The Smithsonian’s entrepreneurial impulse to exploit new media for profit is a healthy one, at root. The Smithsonian is already a quasi-private entity, where most staff is on the public payroll, while most executives are paid with privately solicited donations. It could conceivably, like the U.S. Patent & Trademark Office and the federal student loan agency Sallie Mae, aspire to becoming a self-supporting entity within the government. So of course, the institution is taking a lot of flack for its deal to produce on-demand, for-pay documentaries in conjunction with Showtime. Congress has even joined in, cutting the institution’s funding while citing the high executive pay as an excuse.

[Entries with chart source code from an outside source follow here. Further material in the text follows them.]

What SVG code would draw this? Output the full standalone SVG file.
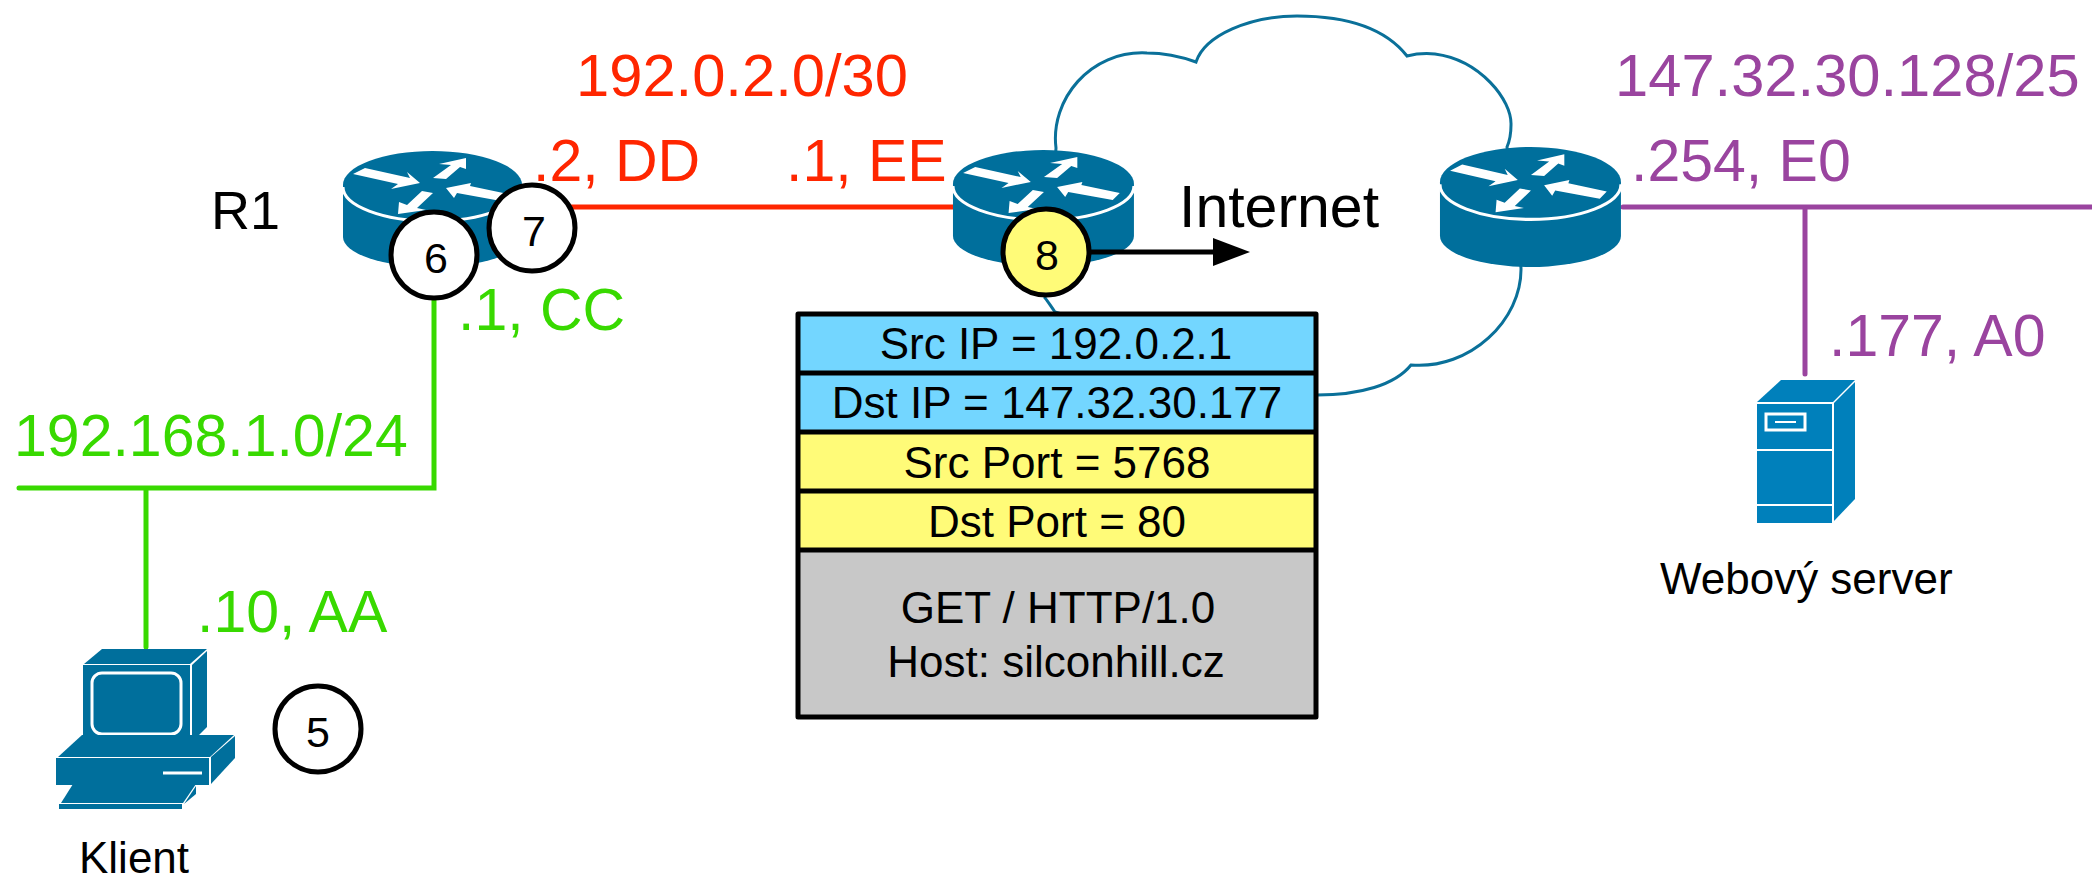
<svg xmlns="http://www.w3.org/2000/svg" width="2092" height="880" viewBox="0 0 2092 880">
<style>
text{font-family:"Liberation Sans",Arial,sans-serif;fill:#000}
.big{font-size:59.700px}
.lab{font-size:59px}
.red{fill:#ff2600}.grn{fill:#38d900}.pur{fill:#9a449f}
.box{font-size:44px;text-anchor:middle}
.num{font-size:43px;text-anchor:middle}
.cap{font-size:44px}
.c{stroke:#000;stroke-width:5;fill:#fff}
.ico{fill:#006f9c}
.srv{fill:#0080bb}
.w{fill:#fff}
.wl{fill:none;stroke:#fff;stroke-width:3}
.row{stroke:#000;stroke-width:5}
.ln{fill:none;stroke-width:5;stroke-linecap:round}
</style>
<defs>
<marker id="ah" markerUnits="userSpaceOnUse" markerWidth="37" markerHeight="28" refX="2" refY="14" orient="auto"><path d="M0,0L37,14L0,28Z" fill="#000"/></marker>
<g id="router">
<path class="ico" d="M343,185A89.500,34 0 0 1 522,185V237A89.500,30 0 0 1 343,237Z"/>
<path class="wl" d="M343,187A89.500,34 0 0 0 522,187"/>
<path class="w" d="M353,174L365,168L410,178L407,172L420,183L391,189L398,184Z"/>
<path class="w" d="M433,178L451,165L439,164L466,158L466,169L460,167L446,179Z"/>
<path class="w" d="M446,188L471,183L470,186L508,194L501,201L457,193L454,198Z"/>
<path class="w" d="M398,214L399,202L407,205L422,191L433,193L417,208L426,210Z"/>
</g>
</defs>
<rect width="2092" height="880" fill="#fff"/>
<g id="cloud"><path d="M1056,148C1050,100 1090,50 1147,53C1165,53 1182,57 1196,62C1205,35 1250,16 1297,16C1345,16 1385,28 1407,56C1415,54 1425,53 1435,54C1480,60 1512,100 1511,125C1511,135 1510,140 1507,147L1521,268C1522,320 1470,370 1411,365C1395,385 1360,395 1317,395L1055,312C1050,305 1047,300 1045,298Z" fill="none" stroke="#0a7099" stroke-width="3"/></g>
<g id="connectors">
<path class="ln" stroke="#38d900" d="M434,290V488H19M146,488V647"/>
<path class="ln" stroke="#ff2600" d="M570,207H953"/>
<path class="ln" stroke="#9a449f" d="M1623,207H2092M1805,207V374"/>
</g>
<g id="r1"><use href="#router"/></g>
<g id="r2"><use href="#router" transform="translate(606.200,-1) scale(1.011,1)"/></g>
<g id="r3"><use href="#router" transform="translate(1093.200,-9.100) scale(1.011,1.034)"/></g>
<g id="client">
<path class="ico" d="M102,649H207L190,664H84Z"/>
<path class="ico" d="M83,665H190V743H83Z"/>
<path class="ico" d="M192,665L207,651V727L192,742Z"/>
<rect class="wl" x="92" y="673" width="89" height="61" rx="10"/>
<path class="ico" d="M82,735L58,757H210L234,735Z"/>
<path class="ico" d="M56,758H209V785H56Z"/>
<path class="ico" d="M211,757L235,736V758L211,784Z"/>
<path d="M163,773H202" stroke="#fff" stroke-width="3"/>
<path class="ico" d="M73,784H196L183,803H61Z"/>
<path class="ico" d="M59,804H182V809H59Z"/>
<path class="ico" d="M184,804L196,794V786Z"/>
</g>
<g id="server">
<path class="srv" d="M1781,380H1855L1833,402H1757Z"/>
<path class="srv" d="M1757,404H1832V523H1757Z"/>
<path class="srv" d="M1834,403L1855,382V499L1834,521Z"/>
<rect class="wl" x="1766" y="414" width="39" height="16" stroke-width="2"/>
<path d="M1775,422H1796M1757,450H1832M1757,505H1832" stroke="#fff" stroke-width="2"/>
</g>
<g id="packet">
<rect x="798" y="314" width="518" height="118" fill="#73d6ff"/>
<rect x="798" y="432" width="518" height="118" fill="#fffb78"/>
<rect x="798" y="550" width="518" height="167" fill="#c8c8c8"/>
<path class="row" d="M798,373H1316M798,432H1316M798,491H1316M798,550H1316"/>
<rect x="798" y="314" width="518" height="403" fill="none" stroke="#000" stroke-width="5" stroke-linejoin="round"/>
<text class="box" x="1056" y="359">Src IP = 192.0.2.1</text>
<text class="box" x="1057" y="418">Dst IP = 147.32.30.177</text>
<text class="box" x="1057" y="478">Src Port = 5768</text>
<text class="box" x="1057" y="537">Dst Port = 80</text>
<text class="box" x="1058" y="623">GET / HTTP/1.0</text>
<text class="box" x="1056" y="677">Host: silconhill.cz</text>
</g>
<g id="arrow"><path d="M1090,252H1215" fill="none" stroke="#000" stroke-width="5" marker-end="url(#ah)"/></g>
<g id="b6"><circle class="c" cx="434" cy="255" r="43"/><text class="num" x="436" y="273">6</text></g>
<g id="b7"><circle class="c" cx="532" cy="228" r="43"/><text class="num" x="534" y="246">7</text></g>
<g id="b8"><circle class="c" cx="1046" cy="252" r="43" style="fill:#fffb78"/><text class="num" x="1047" y="270">8</text></g>
<g id="b5"><circle class="c" cx="318" cy="729" r="43"/><text class="num" x="318" y="747">5</text></g>
<g id="labels">
<text class="big red" x="576" y="96">192.0.2.0/30</text>
<text class="lab red" x="533" y="181">.2, DD</text>
<text class="lab red" x="786" y="181">.1, EE</text>
<text class="lab grn" x="458" y="330">.1, CC</text>
<text class="lab grn" x="14" y="456">192.168.1.0/24</text>
<text class="lab grn" x="197" y="632">.10, AA</text>
<text class="big pur" x="1615" y="96">147.32.30.128/25</text>
<text class="lab pur" x="1631" y="181">.254, E0</text>
<text class="lab pur" x="1829" y="356">.177, A0</text>
<text class="lab" style="font-size:54px" x="211" y="229">R1</text>
<text class="lab" x="1179" y="227">Internet</text>
<text class="cap" x="1660" y="594">Webový server</text>
<text class="cap" x="79" y="873">Klient</text>
</g>
</svg>
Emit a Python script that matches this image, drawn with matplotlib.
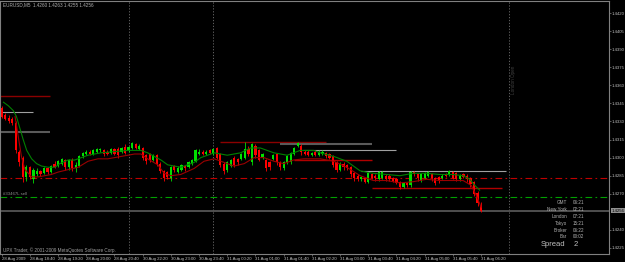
import matplotlib
matplotlib.use("Agg")
import matplotlib.pyplot as plt

plt.rcParams["font.family"] = ["Liberation Sans", "DejaVu Sans"]

# --- EURUSD M5 candles (bar 0 = 28 Aug 18:00) ---
opens = [1.4341, 1.4335, 1.4333, 1.4332, 1.4329, 1.4305, 1.4300, 1.4284, 1.4292, 1.4282,
         1.4286, 1.4289, 1.4287, 1.4291, 1.4288, 1.4295, 1.4293, 1.4295, 1.4298, 1.4292,
         1.4298, 1.4291, 1.4293, 1.4301, 1.4303, 1.4305, 1.4303, 1.4305, 1.4306, 1.4306,
         1.4305, 1.4304, 1.4307, 1.4307, 1.4305, 1.4309, 1.4306, 1.4308, 1.4311, 1.4307,
         1.4308, 1.4302, 1.4303, 1.4298, 1.4302, 1.4295, 1.4289, 1.4288, 1.4283, 1.4293,
         1.4288, 1.4290, 1.4293, 1.4292, 1.4295, 1.4297, 1.4303, 1.4305, 1.4303, 1.4306,
         1.4303, 1.4308, 1.4303, 1.4295, 1.4290, 1.4293, 1.4300, 1.4299, 1.4299, 1.4300,
         1.4307, 1.4296, 1.4310, 1.4306, 1.4300, 1.4298, 1.4296, 1.4299, 1.4303, 1.4296,
         1.4291, 1.4296, 1.4296, 1.4303, 1.4310, 1.4310, 1.4305, 1.4305, 1.4302, 1.4305,
         1.4302, 1.4303, 1.4304, 1.4303, 1.4301, 1.4296, 1.4290, 1.4295, 1.4294, 1.4292,
         1.4287, 1.4285, 1.4282, 1.4283, 1.4280, 1.4286, 1.4285, 1.4282, 1.4283, 1.4285,
         1.4285, 1.4283, 1.4282, 1.4280, 1.4276, 1.4279, 1.4277, 1.4288, 1.4286, 1.4281,
         1.4283, 1.4285, 1.4286, 1.4283, 1.4284, 1.4283, 1.4286, 1.4286, 1.4288, 1.4287,
         1.4282, 1.4286, 1.4285, 1.4283, 1.4280, 1.4271, 1.4260]
highs = [1.4343, 1.4337, 1.4335, 1.4334, 1.4330, 1.4306, 1.4301, 1.4294, 1.4293, 1.4291,
         1.4291, 1.4290, 1.4292, 1.4292, 1.4294, 1.4297, 1.4298, 1.4300, 1.4299, 1.4299,
         1.4300, 1.4296, 1.4302, 1.4305, 1.4306, 1.4306, 1.4307, 1.4308, 1.4308, 1.4307,
         1.4306, 1.4308, 1.4308, 1.4309, 1.4309, 1.4311, 1.4310, 1.4313, 1.4312, 1.4311,
         1.4309, 1.4303, 1.4304, 1.4303, 1.4303, 1.4296, 1.4290, 1.4289, 1.4293, 1.4294,
         1.4293, 1.4295, 1.4294, 1.4297, 1.4299, 1.4307, 1.4307, 1.4306, 1.4306, 1.4307,
         1.4308, 1.4309, 1.4304, 1.4296, 1.4297, 1.4299, 1.4301, 1.4300, 1.4304, 1.4313,
         1.4310, 1.4312, 1.4311, 1.4307, 1.4304, 1.4299, 1.4297, 1.4303, 1.4304, 1.4297,
         1.4297, 1.4302, 1.4305, 1.4309, 1.4313, 1.4311, 1.4306, 1.4306, 1.4305, 1.4306,
         1.4306, 1.4306, 1.4305, 1.4304, 1.4302, 1.4297, 1.4296, 1.4296, 1.4295, 1.4293,
         1.4288, 1.4286, 1.4285, 1.4284, 1.4288, 1.4287, 1.4286, 1.4289, 1.4289, 1.4286,
         1.4286, 1.4284, 1.4283, 1.4281, 1.4280, 1.4280, 1.4289, 1.4289, 1.4287, 1.4287,
         1.4288, 1.4289, 1.4287, 1.4284, 1.4285, 1.4286, 1.4287, 1.4290, 1.4289, 1.4288,
         1.4286, 1.4287, 1.4286, 1.4284, 1.4281, 1.4272, 1.4263]
lows = [1.4333, 1.4331, 1.4329, 1.4327, 1.4304, 1.4293, 1.4280, 1.4281, 1.4282, 1.4279,
        1.4285, 1.4285, 1.4286, 1.4286, 1.4287, 1.4291, 1.4292, 1.4294, 1.4290, 1.4290,
        1.4289, 1.4288, 1.4292, 1.4300, 1.4302, 1.4302, 1.4302, 1.4304, 1.4305, 1.4301,
        1.4302, 1.4303, 1.4302, 1.4300, 1.4304, 1.4303, 1.4305, 1.4307, 1.4307, 1.4306,
        1.4298, 1.4295, 1.4296, 1.4297, 1.4293, 1.4287, 1.4281, 1.4282, 1.4281, 1.4288,
        1.4287, 1.4289, 1.4289, 1.4291, 1.4294, 1.4296, 1.4302, 1.4302, 1.4302, 1.4303,
        1.4302, 1.4299, 1.4292, 1.4286, 1.4288, 1.4292, 1.4292, 1.4294, 1.4298, 1.4299,
        1.4301, 1.4294, 1.4300, 1.4297, 1.4299, 1.4289, 1.4290, 1.4298, 1.4294, 1.4290,
        1.4290, 1.4295, 1.4295, 1.4302, 1.4309, 1.4302, 1.4302, 1.4301, 1.4301, 1.4301,
        1.4301, 1.4302, 1.4300, 1.4299, 1.4292, 1.4288, 1.4289, 1.4290, 1.4290, 1.4284,
        1.4281, 1.4281, 1.4281, 1.4279, 1.4279, 1.4282, 1.4281, 1.4281, 1.4282, 1.4281,
        1.4281, 1.4280, 1.4278, 1.4274, 1.4275, 1.4276, 1.4276, 1.4285, 1.4281, 1.4280,
        1.4282, 1.4284, 1.4281, 1.4277, 1.4279, 1.4282, 1.4284, 1.4285, 1.4282, 1.4281,
        1.4281, 1.4283, 1.4280, 1.4276, 1.4268, 1.4260, 1.4255]
closes = [1.4334, 1.4332, 1.4330, 1.4329, 1.4306, 1.4296, 1.4284, 1.4292, 1.4284, 1.4290,
          1.4289, 1.4286, 1.4291, 1.4288, 1.4293, 1.4292, 1.4297, 1.4299, 1.4292, 1.4298,
          1.4291, 1.4294, 1.4301, 1.4304, 1.4305, 1.4303, 1.4306, 1.4307, 1.4307, 1.4303,
          1.4303, 1.4307, 1.4303, 1.4302, 1.4308, 1.4304, 1.4309, 1.4312, 1.4308, 1.4310,
          1.4300, 1.4297, 1.4298, 1.4302, 1.4295, 1.4289, 1.4283, 1.4284, 1.4292, 1.4290,
          1.4291, 1.4294, 1.4291, 1.4296, 1.4298, 1.4306, 1.4305, 1.4303, 1.4305, 1.4304,
          1.4307, 1.4300, 1.4294, 1.4289, 1.4296, 1.4298, 1.4294, 1.4296, 1.4303, 1.4307,
          1.4303, 1.4311, 1.4302, 1.4298, 1.4303, 1.4291, 1.4292, 1.4302, 1.4296, 1.4292,
          1.4296, 1.4301, 1.4304, 1.4308, 1.4312, 1.4305, 1.4303, 1.4302, 1.4304, 1.4302,
          1.4305, 1.4305, 1.4301, 1.4300, 1.4294, 1.4290, 1.4295, 1.4292, 1.4291, 1.4286,
          1.4283, 1.4282, 1.4284, 1.4280, 1.4287, 1.4283, 1.4283, 1.4288, 1.4288, 1.4282,
          1.4282, 1.4281, 1.4279, 1.4276, 1.4279, 1.4277, 1.4288, 1.4286, 1.4283, 1.4286,
          1.4287, 1.4288, 1.4283, 1.4279, 1.4281, 1.4285, 1.4285, 1.4289, 1.4283, 1.4282,
          1.4285, 1.4284, 1.4282, 1.4278, 1.4270, 1.4262, 1.4256]

# moving averages (bar position, price)
ma_green_x = [0.5, 1.9, 3.3, 4.2, 5.2, 6.1, 7.1, 8.5, 9.9, 11.3, 13.2, 15.1, 16.5, 18.8,
              20.7, 22.6, 24.5, 28.2, 32, 35.8, 37.7, 39.5, 41.4, 43.3, 45.2, 47.1, 49,
              50.8, 52.7, 54.6, 56.5, 60.3, 64, 67.8, 70.6, 73.4, 77.2, 81, 84.7, 88.5,
              90.4, 94.2, 97.9, 101.7, 105.4, 109.2, 113, 116.7, 120.5, 124.3, 128,
              130.9, 132.8, 134.2, 135.6]
ma_green_y = [1.4346, 1.4343, 1.4339, 1.4334, 1.4324, 1.4315, 1.4306, 1.4299, 1.4295,
              1.4293, 1.4292, 1.4292, 1.4295, 1.4298, 1.4298, 1.4300, 1.4302, 1.4304,
              1.4305, 1.4306, 1.4306, 1.4306, 1.4304, 1.4301, 1.4298, 1.4294, 1.4293,
              1.4292, 1.4294, 1.4296, 1.4300, 1.4304, 1.4302, 1.4304, 1.4308, 1.4308,
              1.4304, 1.4302, 1.4306, 1.4306, 1.4304, 1.4301, 1.4297, 1.4289, 1.4287,
              1.4286, 1.4285, 1.4287, 1.4287, 1.4286, 1.4286, 1.4285, 1.4282, 1.4277,
              1.4273]
ma_red_x = [3.8, 5.6, 6.6, 8.5, 10.4, 12.2, 14.1, 16, 18.8, 21.7, 24.5, 27.3, 30.1, 33.9,
            37.7, 39.5, 41.4, 44.3, 46.1, 48, 50.8, 54.6, 57.4, 60.3, 63.1, 65.9, 68.8,
            71.6, 74.4, 77.2, 80, 82.8, 85.7, 89.5, 90.4, 94.2, 97.9, 101.7, 105.4,
            109.2, 113, 116.7, 120.5, 124.3, 128, 130.9, 133.2, 134.6, 136]
ma_red_y = [1.4334, 1.4301, 1.4290, 1.4284, 1.4284, 1.4285, 1.4286, 1.4288, 1.4290,
            1.4292, 1.4297, 1.4299, 1.4299, 1.4301, 1.4303, 1.4303, 1.4299, 1.4294,
            1.4287, 1.4285, 1.4286, 1.4291, 1.4297, 1.4299, 1.4296, 1.4293, 1.4295,
            1.4300, 1.4300, 1.4297, 1.4295, 1.4298, 1.4299, 1.4299, 1.4299, 1.4297,
            1.4292, 1.4285, 1.4281, 1.4281, 1.4279, 1.4280, 1.4282, 1.4281, 1.4281,
            1.4281, 1.4277, 1.4269, 1.4259]

# horizontal objects: (start bar, end bar, price, color, width)
segments = [(-0.5, 13.7, 1.4351, "#8b0000", 1.0),
            (-0.5, 8.9, 1.4338, "#a0a0a0", 0.8),
            (-0.5, 13.7, 1.4321, "#5a5a5a", 1.5),
            (62, 92, 1.4313, "#8b0000", 1.0),
            (79, 105, 1.4311, "#5a5a5a", 1.5),
            (85.5, 112, 1.4306, "#a0a0a0", 0.8),
            (83, 105, 1.4298, "#b00000", 1.0),
            (102, 143, 1.4289, "#a0a0a0", 0.8),
            (105, 142, 1.4275, "#b00000", 1.0)]
level_red = 1.4283
level_green = 1.4267
bid = 1.4256
separators = [36, 60, 144]

tick_bars = [0, 8, 16, 24, 32, 40, 48, 56, 64, 72, 80, 88, 96, 104, 112, 120, 128, 136]
tick_labels = ["28 Aug 2009", "28 Aug 18:40", "28 Aug 19:20", "28 Aug 20:00",
               "28 Aug 20:40", "30 Aug 22:20", "30 Aug 23:00", "30 Aug 23:40",
               "31 Aug 00:20", "31 Aug 01:00", "31 Aug 01:40", "31 Aug 02:20",
               "31 Aug 03:00", "31 Aug 03:40", "31 Aug 04:20", "31 Aug 05:00",
               "31 Aug 05:40", "31 Aug 06:20"]
price_ticks = [1.4420, 1.4405, 1.4390, 1.4375, 1.4360, 1.4345, 1.4330, 1.4315,
               1.4300, 1.4285, 1.4270, 1.4240, 1.4225]

info_labels = ["GMT", "New York", "London", "Tokyo", "Broker", "Bar"]
info_values = ["06:21", "02:21", "07:21", "15:21", "06:22", "00:02"]

W, H = 625, 262
fig = plt.figure(figsize=(W / 100, H / 100), dpi=100, facecolor="black")
ax = fig.add_axes([0, 0.0305, 0.9744, 0.9657], facecolor="black")

up_col, dn_col = "#00e000", "#ff0000"
for i, (o, h, l, c) in enumerate(zip(opens, highs, lows, closes)):
    col = up_col if c >= o else dn_col
    ax.vlines(i, l, h, color=col, lw=0.6, zorder=3)
    ax.bar(i, max(abs(c - o), 0.00004), bottom=min(o, c), width=0.62,
           color=col, edgecolor=col, lw=0, zorder=4)

ax.plot(ma_green_x, ma_green_y, color="#008000", lw=0.8, zorder=5)
ax.plot(ma_red_x, ma_red_y, color="#9a0000", lw=0.8, zorder=5)

for x0, x1, p, col, w in segments:
    ax.hlines(p, x0, x1, color=col, lw=w, zorder=2)

ax.axhline(level_red, color="#c00000", lw=0.8, ls=(0, (6, 3, 1.5, 3)), zorder=2)
ax.axhline(level_green, color="#00a000", lw=0.8, ls=(0, (6, 3, 1.5, 3)), zorder=2)
ax.axhline(bid, color="#555555", lw=1.3, zorder=2)
for s in separators:
    ax.axvline(s, color="#707070", lw=0.6, ls=(0, (1.5, 2)), zorder=1)

ax.set_xlim(-0.48, 172.3)
ax.set_ylim(1.4220, 1.4430)

ax.set_xticks(tick_bars)
ax.set_xticklabels(tick_labels)
for lbl in ax.get_xticklabels():
    lbl.set_ha("left")
ax.tick_params(axis="x", colors="#808080", labelcolor="#c0c0c0", labelsize=3.1,
               length=1.5, width=0.5, pad=0.8)
ax.yaxis.tick_right()
ax.set_yticks(price_ticks)
ax.set_yticklabels(["%.4f" % p for p in price_ticks])
ax.tick_params(axis="y", colors="#808080", labelcolor="#c0c0c0", labelsize=3.1,
               length=1.2, width=0.5, pad=0.8)
for sp in ax.spines.values():
    sp.set_color("#808080")
    sp.set_linewidth(0.8)

ax.text(1.004, bid, "1.4256", transform=ax.get_yaxis_transform(), fontsize=3.1,
        color="black", va="center", ha="left",
        bbox=dict(boxstyle="square,pad=0.2", fc="#909090", ec="none"))

def px(x, y):
    return x / W, 1 - y / H

fig.text(*px(3, 5), "EURUSD,M5  1.4260 1.4263 1.4255 1.4256", fontsize=3.3,
         color="#b0b0b0", va="center")
fig.text(*px(3, 250), "UPX Trader, \u00a9 2001-2009 MetaQuotes Software Corp.",
         fontsize=3.3, color="#a0a0a0", va="center")
fig.text(*px(3, 194), "#33467L sell", fontsize=3.1, color="#909090", va="center")
fig.text(*px(513, 80), "London Open", fontsize=3.3, color="#404040", va="center",
         ha="center", rotation=90)

for k, (lab, val) in enumerate(zip(info_labels, info_values)):
    y = 203 + 6.8 * k
    fig.text(*px(567, y), lab, fontsize=3.3, color="#b0b0b0", va="center", ha="right")
    fig.text(*px(573, y), val, fontsize=3.3, color="#b0b0b0", va="center", ha="left")
fig.text(*px(565, 244), "Spread", fontsize=5.5, color="#c0c0c0", va="center", ha="right")
fig.text(*px(574, 244), "2", fontsize=5.5, color="#c0c0c0", va="center", ha="left")

fig.savefig("out.png", dpi=100, facecolor="black")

The deal is bad, but not for the reasons being stated in editorials. It is bad because of an anti-competitive clause that gives Showtime first-refusal over the ‘right’ to fund documentary projects seeking to use Smithsonian archival material. Far from privatizing the Smithsonian, this makes Showtime a de facto government agency. Forcing documentarians to seek funding from a single source in order to pursue a creative project based on national archival material is an awfully pink concept, and the kind of move that gives privatization a bad name.
Privatization ought to have a bad name – it is in most case, like most political concept-words, the exact opposite of the thing the word usually represents (witness ‘patriot act’ and ‘welfare’ and ‘free trade agreements’, and ‘deregulation’ and on and on and on…). The whole ‘pritivization’ scam int he US at least is exactly that – a scam intended to hoodwink the casual observer of politics (in other words, the voters). Unfortunately, too many thinktanks in the US fall for this sort of shell game, accepting the name as a substitute for the reality. All it teaches is that ‘pritivization’ means less freedom (because of course it has nothing to do with private property), and ‘deregulation’ means higher prices (because of course it’s just re-regulation). I wish to heaven that politically savy people would catch on and reject these government shufflings outright.
I think the idea for this scheme is aimed more at de facto censorship and revisionist history than making money. In the past, several other quasi-governemnt organizations tried similar moves, and got shot down.